Work instructions →
Print word for word the first line of the listing below and every line after it, through the line with "Chart.register(...registerables);". Leave out the pictures and the rest.

Supplied data →
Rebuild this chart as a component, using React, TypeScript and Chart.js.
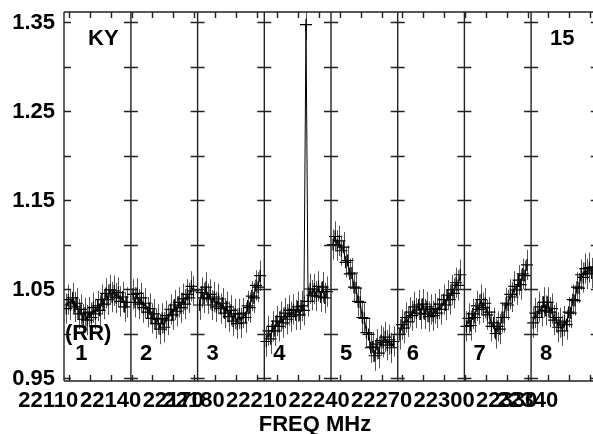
import React, { useEffect, useRef } from 'react';
import { Chart, registerables } from 'chart.js';

Chart.register(...registerables);

// ---- data ----
const PANEL_START_MHZ = [22117.7, 22149.7, 22181.7, 22213.7, 22245.7, 22277.7, 22309.7, 22341.7];
const PANEL_END_MHZ = 22373.7;
const CHANNEL_OFFSET_MHZ = [1, 2, 3, 4, 5, 6, 7, 8, 9, 10, 11, 12, 13, 14, 15, 16, 17, 18, 19, 20, 21, 22, 23, 24, 25, 26, 27, 28, 29, 30];
const PANEL_NAMES = ['1', '2', '3', '4', '5', '6', '7', '8'];

const P1 = [1.028, 1.038, 1.032, 1.040, 1.030, 1.034, 1.022, 1.027, 1.016, 1.023, 1.015, 1.024, 1.018, 1.029, 1.022, 1.031, 1.026, 1.038, 1.033, 1.045, 1.038, 1.049, 1.041, 1.048, 1.040, 1.046, 1.036, 1.041, 1.030, 1.035];
const P2 = [1.044, 1.035, 1.045, 1.033, 1.040, 1.029, 1.034, 1.024, 1.028, 1.017, 1.022, 1.011, 1.016, 1.005, 1.017, 1.007, 1.020, 1.015, 1.027, 1.021, 1.032, 1.025, 1.035, 1.029, 1.039, 1.033, 1.044, 1.040, 1.053, 1.048];
const P3 = [1.032, 1.046, 1.040, 1.052, 1.039, 1.044, 1.032, 1.041, 1.030, 1.039, 1.028, 1.034, 1.023, 1.030, 1.019, 1.026, 1.014, 1.022, 1.011, 1.022, 1.012, 1.023, 1.018, 1.031, 1.029, 1.042, 1.040, 1.054, 1.052, 1.065];
const P4 = [0.991, 1.003, 0.994, 1.008, 1.003, 1.014, 1.008, 1.019, 1.012, 1.023, 1.016, 1.026, 1.019, 1.027, 1.021, 1.030, 1.021, 1.031, 1.026, 1.347, 1.036, 1.050, 1.043, 1.050, 1.042, 1.053, 1.041, 1.052, 1.040, 1.047];
const P5 = [1.100, 1.109, 1.099, 1.104, 1.093, 1.097, 1.080, 1.082, 1.067, 1.068, 1.052, 1.051, 1.036, 1.035, 1.018, 1.017, 1.001, 0.999, 0.984, 0.985, 0.975, 0.988, 0.978, 0.992, 0.990, 0.996, 0.987, 0.993, 0.984, 0.991];
const P6 = [0.999, 1.010, 1.006, 1.018, 1.013, 1.024, 1.020, 1.030, 1.023, 1.032, 1.022, 1.033, 1.022, 1.030, 1.019, 1.027, 1.020, 1.028, 1.023, 1.033, 1.027, 1.038, 1.032, 1.043, 1.038, 1.049, 1.045, 1.057, 1.054, 1.066];
const P7 = [1.008, 1.017, 1.009, 1.022, 1.018, 1.031, 1.027, 1.038, 1.029, 1.034, 1.021, 1.024, 1.008, 1.012, 1.000, 1.008, 1.005, 1.018, 1.018, 1.034, 1.032, 1.044, 1.041, 1.053, 1.049, 1.060, 1.055, 1.067, 1.065, 1.077];
const P8 = [1.012, 1.023, 1.018, 1.030, 1.025, 1.035, 1.026, 1.035, 1.024, 1.028, 1.015, 1.018, 1.007, 1.012, 1.003, 1.014, 1.010, 1.024, 1.023, 1.038, 1.037, 1.052, 1.051, 1.066, 1.063, 1.073, 1.067, 1.074, 1.068, 1.075];
const PANEL_VALUES = [P1, P2, P3, P4, P5, P6, P7, P8];
const PANEL_ERR = [0.017, 0.017, 0.017, 0.017, 0.017, 0.017, 0.017, 0.017];

const X_MIN = 22117.6;
const X_MAX = 22371.4;
const Y_MIN = 0.94663;
const Y_MAX = 1.36124;
const X_TICK_MHZ = [22120, 22130, 22140, 22150, 22160, 22170, 22180, 22190, 22200, 22210, 22220, 22230, 22240, 22250, 22260, 22270, 22280, 22290, 22300, 22310, 22320, 22330, 22340, 22350, 22360, 22370];
const X_LABEL_MHZ = [22110, 22140, 22170, 22180, 22210, 22240, 22270, 22300, 22330, 22340];
const Y_TICKS = [0.95, 1.0, 1.05, 1.1, 1.15, 1.2, 1.25, 1.3, 1.35];
const Y_LABELS = [0.95, 1.05, 1.15, 1.25, 1.35];
const X_TITLE = 'FREQ MHz';
const SOURCE_NAME = 'KY';
const SCAN_NO = '15';
const POL = '(RR)';

const FONT = 'bold 22px "Liberation Sans", Arial, Helvetica, sans-serif';

const framePlugin = {
  id: 'framePlugin',
  beforeDatasetsDraw(chart: any) {
    const { ctx, chartArea: a } = chart;
    const ys = chart.scales.y;
    ctx.save();
    ctx.beginPath();
    ctx.rect(a.left, a.top, a.right - a.left, a.bottom - a.top);
    ctx.clip();
    ctx.strokeStyle = '#555';
    ctx.lineWidth = 1;
    PANEL_VALUES.forEach((vals, i) => {
      const meta = chart.getDatasetMeta(i);
      vals.forEach((v, k) => {
        const el = meta.data[k];
        if (!el) return;
        const px = Math.round(el.x) + 0.5;
        ctx.beginPath();
        ctx.moveTo(px, ys.getPixelForValue(v - PANEL_ERR[i]));
        ctx.lineTo(px, ys.getPixelForValue(v + PANEL_ERR[i]));
        ctx.stroke();
      });
    });
    ctx.restore();
  },
  afterDatasetsDraw(chart: any) {
    const { ctx, chartArea: a } = chart;
    const xs = chart.scales.x;
    const ys = chart.scales.y;
    ctx.save();
    ctx.strokeStyle = '#222';
    ctx.lineWidth = 1.4;
    // frame
    ctx.beginPath();
    ctx.moveTo(a.left, a.top);
    ctx.lineTo(a.right, a.top);
    ctx.moveTo(a.left, a.bottom);
    ctx.lineTo(a.right, a.bottom);
    ctx.moveTo(a.left, a.top);
    ctx.lineTo(a.left, a.bottom);
    ctx.stroke();
    // left axis ticks
    ctx.beginPath();
    Y_TICKS.forEach((t) => {
      const py = Math.round(ys.getPixelForValue(t)) + 0.5;
      ctx.moveTo(a.left, py);
      ctx.lineTo(a.left + 7, py);
    });
    ctx.stroke();
    // separators
    const seps = [...PANEL_START_MHZ.slice(1), PANEL_END_MHZ];
    seps.forEach((f) => {
      const sx = xs.getPixelForValue(f);
      ctx.beginPath();
      if (sx <= a.right) {
        ctx.moveTo(sx, a.top);
        ctx.lineTo(sx, a.bottom);
      }
      Y_TICKS.forEach((t) => {
        const py = Math.round(ys.getPixelForValue(t)) + 0.5;
        ctx.moveTo(Math.max(sx - 7, a.left), py);
        ctx.lineTo(Math.min(sx + 7, a.right), py);
      });
      ctx.stroke();
    });
    // top / bottom ticks
    ctx.beginPath();
    X_TICK_MHZ.forEach((f) => {
      const px = Math.round(xs.getPixelForValue(f)) + 0.5;
      if (px > a.right) return;
      ctx.moveTo(px, a.top);
      ctx.lineTo(px, a.top + 6);
      ctx.moveTo(px, a.bottom);
      ctx.lineTo(px, a.bottom - 6);
    });
    ctx.stroke();

    // text
    ctx.fillStyle = '#000';
    ctx.font = FONT;
    ctx.textAlign = 'right';
    ctx.textBaseline = 'middle';
    Y_LABELS.forEach((t) => {
      ctx.fillText(t.toFixed(2), a.left - 9, ys.getPixelForValue(t) + 1);
    });
    ctx.textAlign = 'center';
    ctx.textBaseline = 'alphabetic';
    X_LABEL_MHZ.forEach((f) => {
      ctx.fillText(String(f), xs.getPixelForValue(f), a.bottom + 26);
    });
    ctx.fillText(X_TITLE, 315, a.bottom + 50);
    ctx.textAlign = 'left';
    ctx.fillText(SOURCE_NAME, 88, 45);
    ctx.fillText(SCAN_NO, 550, 45);
    ctx.fillText(POL, 65, 340);
    PANEL_NAMES.forEach((n, i) => {
      const sx = xs.getPixelForValue(PANEL_START_MHZ[i]);
      ctx.fillText(n, Math.max(sx, a.left) + (i === 0 ? 11 : 9), 360);
    });
    ctx.restore();
  },
};

export default function App() {
  const ref = useRef<HTMLCanvasElement | null>(null);
  useEffect(() => {
    if (!ref.current) return;
    const datasets = PANEL_VALUES.map((vals, i) => ({
      label: 'Panel ' + PANEL_NAMES[i],
      data: vals.map((v, k) => ({ x: PANEL_START_MHZ[i] + CHANNEL_OFFSET_MHZ[k], y: v })),
      borderColor: '#000',
      borderWidth: 1,
      pointStyle: 'cross' as const,
      pointRadius: 6,
      pointBorderColor: '#000',
      pointBorderWidth: 1.2,
      pointBackgroundColor: '#000',
      fill: false,
      tension: 0,
    }));
    const chart = new Chart(ref.current, {
      type: 'line',
      data: { datasets },
      options: {
        animation: false,
        responsive: false,
        devicePixelRatio: 1,
        layout: { autoPadding: false, padding: { left: 64, top: 12, right: 0, bottom: 53 } },
        plugins: { legend: { display: false }, tooltip: { enabled: false } },
        scales: {
          x: { type: 'linear', min: X_MIN, max: X_MAX, display: false },
          y: { type: 'linear', min: Y_MIN, max: Y_MAX, display: false },
        },
      },
      plugins: [framePlugin],
    });
    return () => chart.destroy();
  }, []);
  return (
    <div style={{ position: 'absolute', left: 0, top: 0, width: 593, height: 434, background: '#fff' }}>
      <canvas ref={ref} width={593} height={434} />
    </div>
  );
}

Task solution →
Rebuild this chart as a component, using React, TypeScript and Chart.js.
import React, { useEffect, useRef } from 'react';
import { Chart, registerables } from 'chart.js';

Chart.register(...registerables);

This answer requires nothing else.